((

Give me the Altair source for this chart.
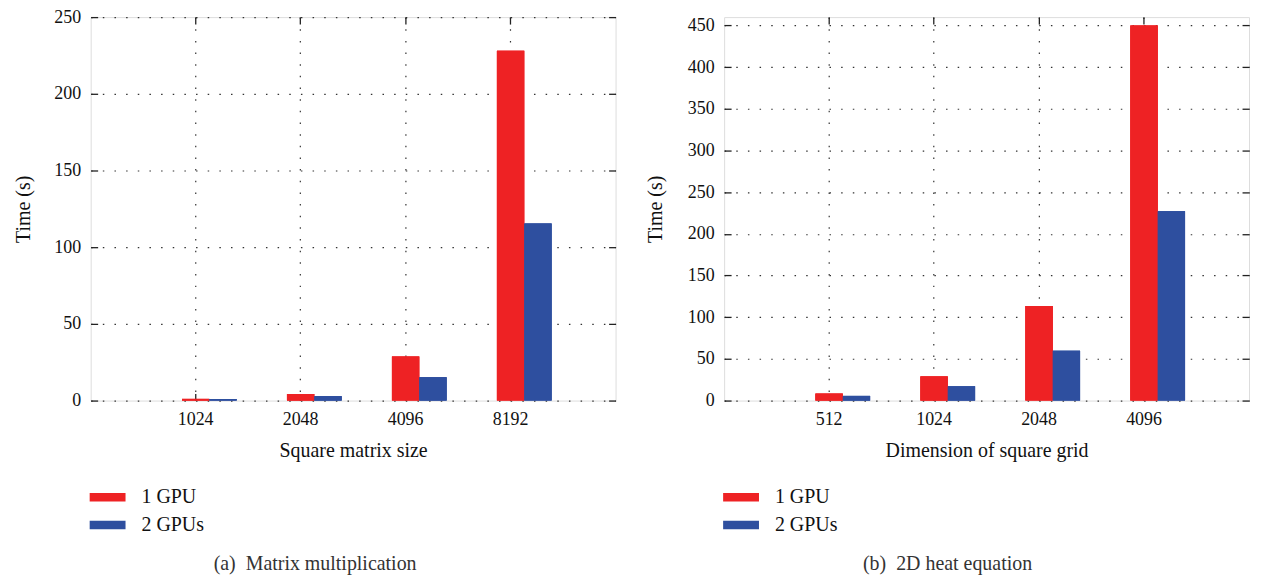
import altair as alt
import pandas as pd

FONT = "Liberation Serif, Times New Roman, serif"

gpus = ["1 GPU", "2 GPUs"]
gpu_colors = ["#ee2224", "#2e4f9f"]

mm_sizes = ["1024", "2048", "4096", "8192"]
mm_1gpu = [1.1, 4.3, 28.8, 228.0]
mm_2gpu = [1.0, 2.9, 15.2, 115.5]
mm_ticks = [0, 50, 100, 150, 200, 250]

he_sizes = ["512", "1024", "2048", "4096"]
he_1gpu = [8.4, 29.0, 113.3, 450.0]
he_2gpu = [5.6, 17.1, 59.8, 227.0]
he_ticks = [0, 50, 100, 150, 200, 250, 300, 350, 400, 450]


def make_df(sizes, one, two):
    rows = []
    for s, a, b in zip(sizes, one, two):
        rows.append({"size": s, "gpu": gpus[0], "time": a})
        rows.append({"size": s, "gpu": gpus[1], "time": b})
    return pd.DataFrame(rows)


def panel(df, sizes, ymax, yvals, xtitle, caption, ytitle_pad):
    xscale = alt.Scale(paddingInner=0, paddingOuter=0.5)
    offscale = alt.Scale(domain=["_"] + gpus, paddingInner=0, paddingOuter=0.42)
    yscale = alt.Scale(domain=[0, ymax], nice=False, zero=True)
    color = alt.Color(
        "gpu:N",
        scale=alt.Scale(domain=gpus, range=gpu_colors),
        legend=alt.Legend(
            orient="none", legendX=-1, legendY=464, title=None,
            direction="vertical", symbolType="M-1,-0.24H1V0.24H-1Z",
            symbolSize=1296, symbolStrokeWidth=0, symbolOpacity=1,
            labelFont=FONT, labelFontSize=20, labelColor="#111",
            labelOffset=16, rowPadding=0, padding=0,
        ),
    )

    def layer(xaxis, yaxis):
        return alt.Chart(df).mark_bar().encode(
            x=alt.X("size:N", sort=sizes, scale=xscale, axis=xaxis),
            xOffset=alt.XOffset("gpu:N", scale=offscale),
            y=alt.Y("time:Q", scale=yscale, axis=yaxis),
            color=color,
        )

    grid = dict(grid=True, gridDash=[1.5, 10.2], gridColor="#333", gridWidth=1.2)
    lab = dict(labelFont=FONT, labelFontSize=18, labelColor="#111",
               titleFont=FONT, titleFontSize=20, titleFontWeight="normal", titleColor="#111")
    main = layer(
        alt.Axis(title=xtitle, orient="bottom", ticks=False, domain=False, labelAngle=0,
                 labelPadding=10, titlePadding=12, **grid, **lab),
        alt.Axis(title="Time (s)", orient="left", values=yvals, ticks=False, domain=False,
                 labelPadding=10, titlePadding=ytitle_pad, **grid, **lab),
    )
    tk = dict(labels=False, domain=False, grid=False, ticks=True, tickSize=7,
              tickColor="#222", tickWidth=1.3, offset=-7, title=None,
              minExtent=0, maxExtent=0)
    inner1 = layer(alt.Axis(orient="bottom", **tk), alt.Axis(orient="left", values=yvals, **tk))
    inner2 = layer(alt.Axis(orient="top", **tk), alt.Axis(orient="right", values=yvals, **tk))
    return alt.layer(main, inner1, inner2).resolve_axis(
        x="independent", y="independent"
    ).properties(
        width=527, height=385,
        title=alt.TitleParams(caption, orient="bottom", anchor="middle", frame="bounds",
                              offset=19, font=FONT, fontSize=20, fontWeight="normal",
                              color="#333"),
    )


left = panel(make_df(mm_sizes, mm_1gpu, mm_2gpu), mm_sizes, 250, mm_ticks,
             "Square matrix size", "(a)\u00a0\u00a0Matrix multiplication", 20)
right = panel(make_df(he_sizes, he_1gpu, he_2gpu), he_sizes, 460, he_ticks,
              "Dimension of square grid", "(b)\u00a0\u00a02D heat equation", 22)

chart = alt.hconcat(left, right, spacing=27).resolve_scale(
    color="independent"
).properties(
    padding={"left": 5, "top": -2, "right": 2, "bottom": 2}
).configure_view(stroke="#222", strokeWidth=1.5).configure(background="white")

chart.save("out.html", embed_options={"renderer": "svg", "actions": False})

))
((

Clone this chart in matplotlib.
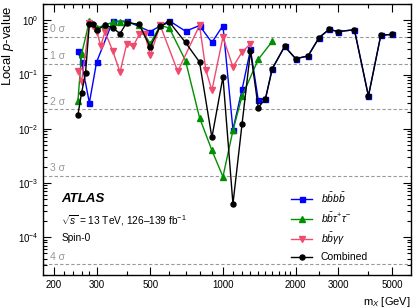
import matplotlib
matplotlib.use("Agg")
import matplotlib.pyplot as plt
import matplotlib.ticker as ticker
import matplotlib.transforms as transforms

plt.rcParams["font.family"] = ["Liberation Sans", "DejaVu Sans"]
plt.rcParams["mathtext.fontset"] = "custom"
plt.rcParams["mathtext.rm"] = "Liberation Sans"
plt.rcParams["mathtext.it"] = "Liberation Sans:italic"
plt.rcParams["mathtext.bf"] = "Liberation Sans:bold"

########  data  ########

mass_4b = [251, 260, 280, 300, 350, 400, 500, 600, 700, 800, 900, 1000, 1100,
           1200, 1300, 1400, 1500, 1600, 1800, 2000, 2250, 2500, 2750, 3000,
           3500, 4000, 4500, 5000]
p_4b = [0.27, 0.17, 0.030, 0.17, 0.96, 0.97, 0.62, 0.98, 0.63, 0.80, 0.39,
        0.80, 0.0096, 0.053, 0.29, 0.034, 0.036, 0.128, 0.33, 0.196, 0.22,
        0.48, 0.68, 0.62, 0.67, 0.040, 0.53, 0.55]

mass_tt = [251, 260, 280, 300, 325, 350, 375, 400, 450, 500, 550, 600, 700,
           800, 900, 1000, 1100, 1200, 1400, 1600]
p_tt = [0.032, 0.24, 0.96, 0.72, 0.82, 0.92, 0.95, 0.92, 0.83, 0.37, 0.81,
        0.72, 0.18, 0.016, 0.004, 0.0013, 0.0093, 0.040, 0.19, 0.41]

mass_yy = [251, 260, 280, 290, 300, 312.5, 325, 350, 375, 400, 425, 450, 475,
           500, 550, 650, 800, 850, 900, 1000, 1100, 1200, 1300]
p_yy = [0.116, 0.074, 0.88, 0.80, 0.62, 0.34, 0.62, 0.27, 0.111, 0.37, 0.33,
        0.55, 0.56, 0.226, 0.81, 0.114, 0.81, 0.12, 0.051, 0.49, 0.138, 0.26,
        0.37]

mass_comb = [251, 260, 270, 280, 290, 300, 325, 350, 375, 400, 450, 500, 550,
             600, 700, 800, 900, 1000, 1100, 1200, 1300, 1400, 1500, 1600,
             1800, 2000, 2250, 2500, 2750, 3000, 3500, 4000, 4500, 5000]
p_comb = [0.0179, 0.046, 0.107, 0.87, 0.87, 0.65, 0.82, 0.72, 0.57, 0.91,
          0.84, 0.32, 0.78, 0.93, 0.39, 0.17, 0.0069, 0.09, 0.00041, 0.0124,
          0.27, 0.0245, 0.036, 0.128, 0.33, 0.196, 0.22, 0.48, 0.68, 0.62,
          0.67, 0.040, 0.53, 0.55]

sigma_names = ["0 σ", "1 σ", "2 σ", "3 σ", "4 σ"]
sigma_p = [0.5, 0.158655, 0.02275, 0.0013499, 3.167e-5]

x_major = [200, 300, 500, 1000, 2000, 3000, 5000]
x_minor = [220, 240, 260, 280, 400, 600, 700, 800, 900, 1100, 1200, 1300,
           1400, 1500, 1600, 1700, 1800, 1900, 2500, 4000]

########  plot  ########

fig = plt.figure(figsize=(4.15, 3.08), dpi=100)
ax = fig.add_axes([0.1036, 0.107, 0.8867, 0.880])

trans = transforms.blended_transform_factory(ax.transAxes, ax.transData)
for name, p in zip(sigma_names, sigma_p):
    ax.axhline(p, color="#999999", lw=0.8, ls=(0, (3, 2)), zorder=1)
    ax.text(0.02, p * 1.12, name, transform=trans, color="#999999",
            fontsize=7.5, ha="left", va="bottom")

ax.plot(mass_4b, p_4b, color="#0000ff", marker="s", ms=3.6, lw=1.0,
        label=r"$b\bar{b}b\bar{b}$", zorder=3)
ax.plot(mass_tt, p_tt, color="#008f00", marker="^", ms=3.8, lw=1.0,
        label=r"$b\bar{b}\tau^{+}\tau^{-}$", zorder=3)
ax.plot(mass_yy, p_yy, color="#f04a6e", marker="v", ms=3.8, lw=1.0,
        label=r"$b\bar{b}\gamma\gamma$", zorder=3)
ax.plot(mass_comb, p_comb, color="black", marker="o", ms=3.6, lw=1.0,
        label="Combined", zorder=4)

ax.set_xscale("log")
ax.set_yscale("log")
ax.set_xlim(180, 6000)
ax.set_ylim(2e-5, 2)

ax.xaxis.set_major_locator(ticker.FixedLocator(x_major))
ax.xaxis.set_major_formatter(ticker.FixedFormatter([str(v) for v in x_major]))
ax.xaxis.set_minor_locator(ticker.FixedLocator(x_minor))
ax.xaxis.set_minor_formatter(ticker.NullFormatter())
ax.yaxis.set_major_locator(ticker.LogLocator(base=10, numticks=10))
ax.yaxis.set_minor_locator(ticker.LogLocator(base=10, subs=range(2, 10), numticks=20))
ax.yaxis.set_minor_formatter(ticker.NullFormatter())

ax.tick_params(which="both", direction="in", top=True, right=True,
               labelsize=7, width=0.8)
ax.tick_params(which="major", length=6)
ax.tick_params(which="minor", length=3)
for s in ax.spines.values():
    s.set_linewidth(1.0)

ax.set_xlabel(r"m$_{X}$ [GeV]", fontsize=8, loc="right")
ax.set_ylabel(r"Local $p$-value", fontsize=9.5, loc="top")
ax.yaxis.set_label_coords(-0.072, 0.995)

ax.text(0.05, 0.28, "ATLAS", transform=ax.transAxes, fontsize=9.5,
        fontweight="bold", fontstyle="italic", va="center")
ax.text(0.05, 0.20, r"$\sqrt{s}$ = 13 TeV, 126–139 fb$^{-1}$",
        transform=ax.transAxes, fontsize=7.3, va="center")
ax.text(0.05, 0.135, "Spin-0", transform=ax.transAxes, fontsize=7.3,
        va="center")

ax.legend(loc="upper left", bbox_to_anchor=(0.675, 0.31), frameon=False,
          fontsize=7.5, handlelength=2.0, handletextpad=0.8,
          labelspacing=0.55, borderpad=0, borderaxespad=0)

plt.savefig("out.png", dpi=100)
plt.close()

))

TASK BRIEF >> Copy word for word only the lines above from the one with "Give me the Altair source for this chart." through the one with "return pd.DataFrame(rows)". Leave pictures out.

EXERCISE SOLUTION >>
Give me the Altair source for this chart.
import altair as alt
import pandas as pd

FONT = "Liberation Serif, Times New Roman, serif"

gpus = ["1 GPU", "2 GPUs"]
gpu_colors = ["#ee2224", "#2e4f9f"]

mm_sizes = ["1024", "2048", "4096", "8192"]
mm_1gpu = [1.1, 4.3, 28.8, 228.0]
mm_2gpu = [1.0, 2.9, 15.2, 115.5]
mm_ticks = [0, 50, 100, 150, 200, 250]

he_sizes = ["512", "1024", "2048", "4096"]
he_1gpu = [8.4, 29.0, 113.3, 450.0]
he_2gpu = [5.6, 17.1, 59.8, 227.0]
he_ticks = [0, 50, 100, 150, 200, 250, 300, 350, 400, 450]


def make_df(sizes, one, two):
    rows = []
    for s, a, b in zip(sizes, one, two):
        rows.append({"size": s, "gpu": gpus[0], "time": a})
        rows.append({"size": s, "gpu": gpus[1], "time": b})
    return pd.DataFrame(rows)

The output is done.